Print, word for word, every line from the beginning of the listing up to and including the line with "const yAxisRange = [0, 2.5, 0.5];". Pictures are to be excluded.
○ ○ ○ ○ ○ ○ ○
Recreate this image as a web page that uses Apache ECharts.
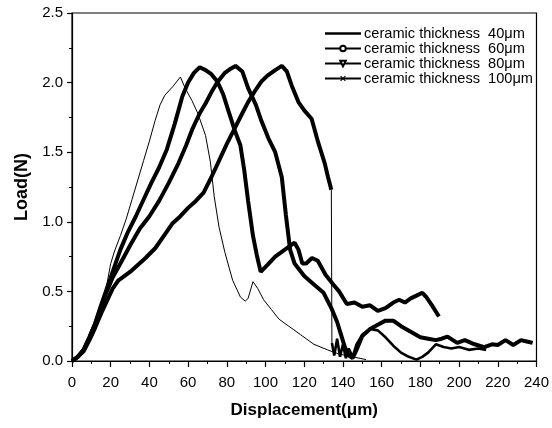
<!DOCTYPE html>
<html><head><meta charset="utf-8">
<script src="https://cdn.jsdelivr.net/npm/echarts@6/dist/echarts.min.js"></script>
<style>html,body{margin:0;padding:0;background:#fff}#c{width:552px;height:428px}</style>
</head><body><div id="c"></div>
<script>
// ---- data ----
const seriesNames = ['ceramic thickness  40\u03bcm', 'ceramic thickness  60\u03bcm', 'ceramic thickness  80\u03bcm', 'ceramic thickness  100\u03bcm'];
const xAxisRange = [0, 240, 20];   // min, max, step
const yAxisRange = [0, 2.5, 0.5];

const x40 = [0,3,6,9,12,15,18,20,22,25,28,31,34,37,40,43,45.5,48,52,56,58.5,62,65,69,71.5,73.5,76,79,83,87,89.5,91,93.5,96,99,103,107,112,118,125,132,138,145,152];
const y40 = [0,0.03,0.08,0.17,0.27,0.40,0.55,0.70,0.79,0.90,1.02,1.16,1.30,1.44,1.58,1.73,1.84,1.91,1.97,2.04,1.96,1.87,1.78,1.62,1.43,1.18,0.96,0.78,0.58,0.46,0.43,0.45,0.57,0.52,0.44,0.37,0.30,0.25,0.19,0.12,0.08,0.05,0.03,0.01];

const x60 = [0,3,6,9,12,15,18,21,25,29,33,37,41,45,49,53,57,60,63,66,69,72,75,78,81,84,87,89,91,93.5,95.5,97.5,101,105,110,115,117,119,121,124,127,131,135,138,142,146,150,154,158,162,166,169,172,175,178,181,183,186,189.6];
const y60 = [0,0.03,0.08,0.17,0.27,0.40,0.52,0.64,0.80,0.93,1.04,1.16,1.28,1.39,1.52,1.70,1.90,2.00,2.07,2.11,2.09,2.06,2.01,1.92,1.79,1.66,1.55,1.37,1.15,0.90,0.76,0.64,0.69,0.75,0.80,0.85,0.80,0.70,0.70,0.74,0.72,0.62,0.55,0.50,0.41,0.42,0.39,0.40,0.36,0.38,0.42,0.44,0.42,0.45,0.47,0.49,0.46,0.40,0.32];

const x80 = [0,3,6,9,12,15,18,21,25,30,35,40,45,50,55,59,62,66,69,72,75,79,82,84.5,88,91,95,98,101.5,105,108.4,110.5,112.7,115,120,125,130,134,137,139,141,143,145,147,150,154,158,162,166,170,175,180,184,188,191,194,199,203,208,213,217,220,224,228,232,235,238];
const y80 = [0,0.03,0.08,0.17,0.27,0.39,0.50,0.60,0.70,0.83,0.95,1.04,1.15,1.28,1.42,1.55,1.66,1.78,1.85,1.93,2.00,2.07,2.10,2.12,2.08,1.96,1.84,1.72,1.60,1.50,1.32,1.05,0.80,0.70,0.61,0.55,0.49,0.38,0.28,0.19,0.10,0.04,0.02,0.08,0.18,0.23,0.26,0.29,0.29,0.25,0.21,0.17,0.16,0.15,0.16,0.175,0.13,0.15,0.12,0.10,0.12,0.115,0.15,0.115,0.15,0.14,0.13];

const x100 = [0,3,6,9,12,15,18,21,24,27,30,34,38,43,48,52,56,60,64,68,72,76,80,84,88,91,95,98,101,105,108.4,111,113.5,117,120,123.8,127.2,130.6,132.3,134];
const y100 = [0,0.03,0.07,0.15,0.24,0.34,0.43,0.52,0.58,0.61,0.64,0.69,0.74,0.81,0.91,0.99,1.04,1.10,1.15,1.21,1.32,1.44,1.56,1.67,1.78,1.86,1.95,2.01,2.05,2.09,2.12,2.08,1.98,1.86,1.80,1.74,1.57,1.42,1.32,1.23];
const x100drop = [134,134.3];
const y100drop = [1.23,0.13];
const x100tail = [134.3,135.5,137,138.5,140,141.5,143,145,147,150,154,158,162,166,170,174,178,181,184,188,192,196,200,205,210,214];
const y100tail = [0.13,0.04,0.16,0.03,0.12,0.02,0.09,0.03,0.12,0.19,0.23,0.22,0.17,0.11,0.06,0.03,0.01,0.03,0.06,0.12,0.10,0.09,0.10,0.08,0.09,0.08];

const pair = (xs, ys) => xs.map((x, i) => [x, ys[i]]);
const xMark = 'path://M0,1.5L1.5,0L5,3.5L8.5,0L10,1.5L6.5,5L10,8.5L8.5,10L5,6.5L1.5,10L0,8.5L3.5,5Z';
const FONT = 'Liberation Sans, Arial, sans-serif';

const chart = echarts.init(document.getElementById('c'), null, {renderer: 'canvas'});
const baseLine = (name, data, width, symbol, extra) => Object.assign({
  type: 'line', name, data, showSymbol: false, symbol, symbolSize: 6,
  lineStyle: {color: '#000', width}, itemStyle: {color: '#000', borderColor: '#000'},
  emphasis: {disabled: true}, silent: true, z: 2
}, extra || {});

chart.setOption({
  animation: false,
  backgroundColor: '#fff',
  grid: {left: 72, right: 13, top: 13, bottom: 67, show: true, borderColor: '#000', borderWidth: 1.2},
  legend: {
    data: [
      {name: seriesNames[0], icon: 'path://M0,0H36V2.4H0Z'},
      {name: seriesNames[1]},
      {name: seriesNames[2]},
      {name: seriesNames[3]}
    ],
    orient: 'vertical', left: 319, top: 21,
    itemWidth: 36, itemHeight: 7, itemGap: 0, selectedMode: false,
    textStyle: {fontFamily: FONT, fontSize: 14.6, color: '#000', lineHeight: 15, padding: [0, 0, 0, -2]},
    lineStyle: {width: 2}
  },
  xAxis: {
    type: 'value', min: xAxisRange[0], max: xAxisRange[1], interval: xAxisRange[2],
    axisLine: {lineStyle: {color: '#000', width: 1.2}},
    axisTick: {length: 6, lineStyle: {color: '#000', width: 1.2}},
    minorTick: {show: true, splitNumber: 2, length: 3, lineStyle: {color: '#000', width: 1}},
    splitLine: {show: false},
    axisLabel: {fontFamily: FONT, fontSize: 15, color: '#000', margin: 14},
    name: 'Displacement(\u03bcm)', nameLocation: 'middle', nameGap: 41,
    nameTextStyle: {fontFamily: FONT, fontSize: 17, fontWeight: 'bold', color: '#000'}
  },
  yAxis: {
    type: 'value', min: yAxisRange[0], max: yAxisRange[1], interval: yAxisRange[2],
    axisLine: {show: true, lineStyle: {color: '#000', width: 1.2}},
    axisTick: {show: true, length: 5, lineStyle: {color: '#000', width: 1.2}},
    minorTick: {show: true, splitNumber: 2, length: 3, lineStyle: {color: '#000', width: 1}},
    splitLine: {show: false},
    axisLabel: {fontFamily: FONT, fontSize: 15, color: '#000', margin: 9, formatter: v => v.toFixed(1)},
    name: 'Load(N)', nameLocation: 'middle', nameGap: 31, nameRotate: 90,
    nameTextStyle: {fontFamily: FONT, fontSize: 18, fontWeight: 'bold', color: '#000'}
  },
  series: [
    baseLine(seriesNames[0], pair(x40, y40), 1, 'none'),
    baseLine(seriesNames[1], pair(x60, y60), 4, 'emptyCircle'),
    baseLine(seriesNames[2], pair(x80, y80), 4, 'emptyTriangle', {symbolRotate: 180}),
    baseLine(seriesNames[3], pair(x100, y100), 4, xMark),
    baseLine('drop100', pair(x100drop, y100drop), 1, 'none'),
    baseLine('tail100', pair(x100tail, y100tail), 2.6, 'none')
  ]
});
</script>
</body></html>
○ ○ ○ ○ ○ ○ ○
• _The completed task_
Recreate this image as a web page that uses Apache ECharts.
<!DOCTYPE html>
<html><head><meta charset="utf-8">
<script src="https://cdn.jsdelivr.net/npm/echarts@6/dist/echarts.min.js"></script>
<style>html,body{margin:0;padding:0;background:#fff}#c{width:552px;height:428px}</style>
</head><body><div id="c"></div>
<script>
// ---- data ----
const seriesNames = ['ceramic thickness  40\u03bcm', 'ceramic thickness  60\u03bcm', 'ceramic thickness  80\u03bcm', 'ceramic thickness  100\u03bcm'];
const xAxisRange = [0, 240, 20];   // min, max, step
const yAxisRange = [0, 2.5, 0.5];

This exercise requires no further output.